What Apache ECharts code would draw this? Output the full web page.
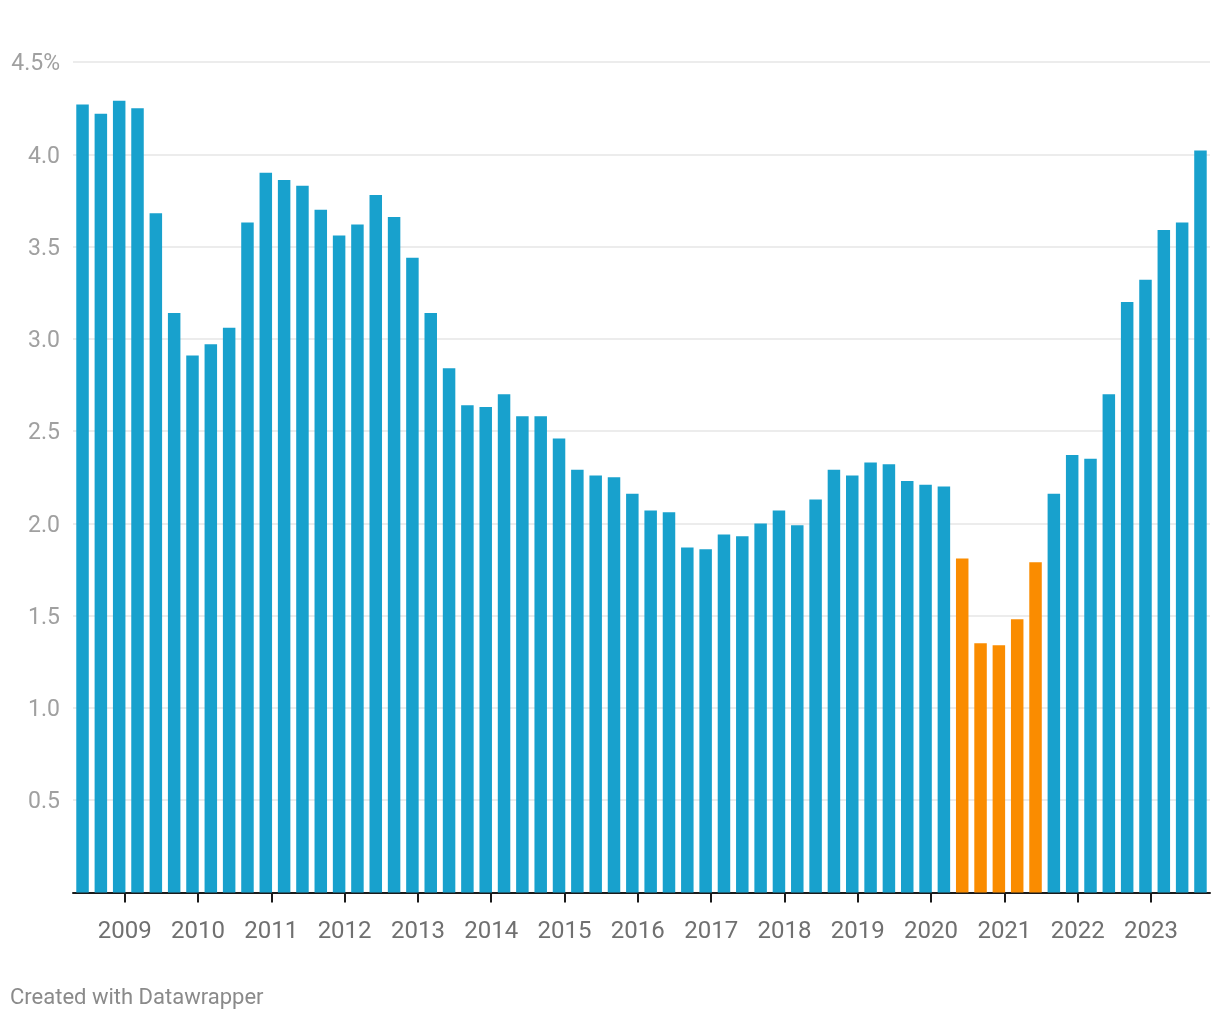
<!DOCTYPE html>
<html>
<head>
<meta charset="utf-8">
<script src="https://cdn.jsdelivr.net/npm/echarts@6/dist/echarts.min.js"></script>
<style>
  html, body { margin: 0; padding: 0; background: #ffffff; }
  #chart { width: 1220px; height: 1020px; }
</style>
</head>
<body>
<div id="chart"></div>
<script>
// Quarterly periods (one bar each)
const quarters = [
  '2008 Q2','2008 Q3','2008 Q4',
  '2009 Q1','2009 Q2','2009 Q3','2009 Q4',
  '2010 Q1','2010 Q2','2010 Q3','2010 Q4',
  '2011 Q1','2011 Q2','2011 Q3','2011 Q4',
  '2012 Q1','2012 Q2','2012 Q3','2012 Q4',
  '2013 Q1','2013 Q2','2013 Q3','2013 Q4',
  '2014 Q1','2014 Q2','2014 Q3','2014 Q4',
  '2015 Q1','2015 Q2','2015 Q3','2015 Q4',
  '2016 Q1','2016 Q2','2016 Q3','2016 Q4',
  '2017 Q1','2017 Q2','2017 Q3','2017 Q4',
  '2018 Q1','2018 Q2','2018 Q3','2018 Q4',
  '2019 Q1','2019 Q2','2019 Q3','2019 Q4',
  '2020 Q1','2020 Q2','2020 Q3','2020 Q4',
  '2021 Q1','2021 Q2','2021 Q3','2021 Q4',
  '2022 Q1','2022 Q2','2022 Q3','2022 Q4',
  '2023 Q1','2023 Q2','2023 Q3'
];

// Values in percent
const values = [
  4.27, 4.22, 4.29,
  4.25, 3.68, 3.14, 2.91,
  2.97, 3.06, 3.63, 3.90,
  3.86, 3.83, 3.70, 3.56,
  3.62, 3.78, 3.66, 3.44,
  3.14, 2.84, 2.64, 2.63,
  2.70, 2.58, 2.58, 2.46,
  2.29, 2.26, 2.25, 2.16,
  2.07, 2.06, 1.87, 1.86,
  1.94, 1.93, 2.00, 2.07,
  1.99, 2.13, 2.29, 2.26,
  2.33, 2.32, 2.23, 2.21,
  2.20, 1.81, 1.35, 1.34,
  1.48, 1.79, 2.16, 2.37,
  2.35, 2.70, 3.20, 3.32,
  3.59, 3.63, 4.02
];

// Highlighted (orange) periods
const highlighted = ['2020 Q2','2020 Q3','2020 Q4','2021 Q1','2021 Q2'];

// Year tick labels on the x axis
const yearLabels = ['2009','2010','2011','2012','2013','2014','2015','2016','2017','2018','2019','2020','2021','2022','2023'];

// Y axis tick values
const yTicks = [0.5, 1.0, 1.5, 2.0, 2.5, 3.0, 3.5, 4.0, 4.5];

const BLUE = '#18a1cd';
const ORANGE = '#fa8c00';

// Year boundary tick positions (index of the year's first quarter, shifted slightly left)
const yearTickPos = yearLabels.map(y => quarters.indexOf(y + ' Q1') - 0.7);

const chart = echarts.init(document.getElementById('chart'), null, { renderer: 'canvas' });

const option = {
  animation: false,
  backgroundColor: '#ffffff',
  grid: { left: 73, right: 10, top: 62, bottom: 127.5, containLabel: false },
  xAxis: {
    type: 'value',
    min: -0.52,
    max: quarters.length - 1 + 0.52,
    splitLine: { show: false },
    axisLine: { show: true, onZero: false, lineStyle: { color: '#1a1a1a', width: 2 } },
    axisTick: {
      show: true,
      customValues: yearTickPos,
      length: 10,
      lineStyle: { color: '#1a1a1a', width: 2 }
    },
    axisLabel: {
      show: true,
      customValues: yearTickPos,
      formatter: function (v) {
        const i = yearTickPos.findIndex(p => Math.abs(p - v) < 0.01);
        return i >= 0 ? yearLabels[i] : '';
      },
      color: '#707070',
      fontFamily: 'Roboto',
      fontSize: 24,
      margin: 27
    }
  },
  yAxis: {
    type: 'value',
    min: 0,
    max: 4.5,
    interval: 0.5,
    axisLine: { show: false },
    axisTick: { show: false },
    splitLine: { show: true, lineStyle: { color: '#e6e6e6', width: 1.5 } },
    axisLabel: {
      color: '#a0a0a0',
      fontFamily: 'Roboto',
      fontSize: 23,
      margin: 13,
      verticalAlign: 'top',
      verticalAlignMaxLabel: 'top',
      verticalAlignMinLabel: 'top',
      lineHeight: 5,
      formatter: function (v) {
        if (v === 0) return '';
        const s = v.toFixed(1);
        return (Math.abs(v - yTicks[yTicks.length - 1]) < 1e-9) ? s + '%' : s;
      }
    }
  },
  series: [{
    type: 'bar',
    barWidth: 12.5,
    data: values.map((v, i) => ({
      value: [i, v],
      itemStyle: { color: highlighted.indexOf(quarters[i]) >= 0 ? ORANGE : BLUE }
    })),
    z: 1
  }],
  graphic: [{
    type: 'text',
    left: 10,
    top: 987,
    style: {
      text: 'Created with Datawrapper',
      fill: '#8a8a8a',
      font: '22px Roboto'
    }
  }]
};

chart.setOption(option);
</script>
</body>
</html>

_SET EXERCISE_: Return each line exactly as written. Any picture gets left out.

_FULL OUTPUT_:
What Apache ECharts code would draw this? Output the full web page.
<!DOCTYPE html>
<html>
<head>
<meta charset="utf-8">
<script src="https://cdn.jsdelivr.net/npm/echarts@6/dist/echarts.min.js"></script>
<style>
  html, body { margin: 0; padding: 0; background: #ffffff; }
  #chart { width: 1220px; height: 1020px; }
</style>
</head>
<body>
<div id="chart"></div>
<script>
// Quarterly periods (one bar each)
const quarters = [
  '2008 Q2','2008 Q3','2008 Q4',
  '2009 Q1','2009 Q2','2009 Q3','2009 Q4',
  '2010 Q1','2010 Q2','2010 Q3','2010 Q4',
  '2011 Q1','2011 Q2','2011 Q3','2011 Q4',
  '2012 Q1','2012 Q2','2012 Q3','2012 Q4',
  '2013 Q1','2013 Q2','2013 Q3','2013 Q4',
  '2014 Q1','2014 Q2','2014 Q3','2014 Q4',
  '2015 Q1','2015 Q2','2015 Q3','2015 Q4',
  '2016 Q1','2016 Q2','2016 Q3','2016 Q4',
  '2017 Q1','2017 Q2','2017 Q3','2017 Q4',
  '2018 Q1','2018 Q2','2018 Q3','2018 Q4',
  '2019 Q1','2019 Q2','2019 Q3','2019 Q4',
  '2020 Q1','2020 Q2','2020 Q3','2020 Q4',
  '2021 Q1','2021 Q2','2021 Q3','2021 Q4',
  '2022 Q1','2022 Q2','2022 Q3','2022 Q4',
  '2023 Q1','2023 Q2','2023 Q3'
];

// Values in percent
const values = [
  4.27, 4.22, 4.29,
  4.25, 3.68, 3.14, 2.91,
  2.97, 3.06, 3.63, 3.90,
  3.86, 3.83, 3.70, 3.56,
  3.62, 3.78, 3.66, 3.44,
  3.14, 2.84, 2.64, 2.63,
  2.70, 2.58, 2.58, 2.46,
  2.29, 2.26, 2.25, 2.16,
  2.07, 2.06, 1.87, 1.86,
  1.94, 1.93, 2.00, 2.07,
  1.99, 2.13, 2.29, 2.26,
  2.33, 2.32, 2.23, 2.21,
  2.20, 1.81, 1.35, 1.34,
  1.48, 1.79, 2.16, 2.37,
  2.35, 2.70, 3.20, 3.32,
  3.59, 3.63, 4.02
];

// Highlighted (orange) periods
const highlighted = ['2020 Q2','2020 Q3','2020 Q4','2021 Q1','2021 Q2'];

// Year tick labels on the x axis
const yearLabels = ['2009','2010','2011','2012','2013','2014','2015','2016','2017','2018','2019','2020','2021','2022','2023'];

// Y axis tick values
const yTicks = [0.5, 1.0, 1.5, 2.0, 2.5, 3.0, 3.5, 4.0, 4.5];

const BLUE = '#18a1cd';
const ORANGE = '#fa8c00';

// Year boundary tick positions (index of the year's first quarter, shifted slightly left)
const yearTickPos = yearLabels.map(y => quarters.indexOf(y + ' Q1') - 0.7);

const chart = echarts.init(document.getElementById('chart'), null, { renderer: 'canvas' });

const option = {
  animation: false,
  backgroundColor: '#ffffff',
  grid: { left: 73, right: 10, top: 62, bottom: 127.5, containLabel: false },
  xAxis: {
    type: 'value',
    min: -0.52,
    max: quarters.length - 1 + 0.52,
    splitLine: { show: false },
    axisLine: { show: true, onZero: false, lineStyle: { color: '#1a1a1a', width: 2 } },
    axisTick: {
      show: true,
      customValues: yearTickPos,
      length: 10,
      lineStyle: { color: '#1a1a1a', width: 2 }
    },
    axisLabel: {
      show: true,
      customValues: yearTickPos,
      formatter: function (v) {
        const i = yearTickPos.findIndex(p => Math.abs(p - v) < 0.01);
        return i >= 0 ? yearLabels[i] : '';
      },
      color: '#707070',
      fontFamily: 'Roboto',
      fontSize: 24,
      margin: 27
    }
  },
  yAxis: {
    type: 'value',
    min: 0,
    max: 4.5,
    interval: 0.5,
    axisLine: { show: false },
    axisTick: { show: false },
    splitLine: { show: true, lineStyle: { color: '#e6e6e6', width: 1.5 } },
    axisLabel: {
      color: '#a0a0a0',
      fontFamily: 'Roboto',
      fontSize: 23,
      margin: 13,
      verticalAlign: 'top',
      verticalAlignMaxLabel: 'top',
      verticalAlignMinLabel: 'top',
      lineHeight: 5,
      formatter: function (v) {
        if (v === 0) return '';
        const s = v.toFixed(1);
        return (Math.abs(v - yTicks[yTicks.length - 1]) < 1e-9) ? s + '%' : s;
      }
    }
  },
  series: [{
    type: 'bar',
    barWidth: 12.5,
    data: values.map((v, i) => ({
      value: [i, v],
      itemStyle: { color: highlighted.indexOf(quarters[i]) >= 0 ? ORANGE : BLUE }
    })),
    z: 1
  }],
  graphic: [{
    type: 'text',
    left: 10,
    top: 987,
    style: {
      text: 'Created with Datawrapper',
      fill: '#8a8a8a',
      font: '22px Roboto'
    }
  }]
};

chart.setOption(option);
</script>
</body>
</html>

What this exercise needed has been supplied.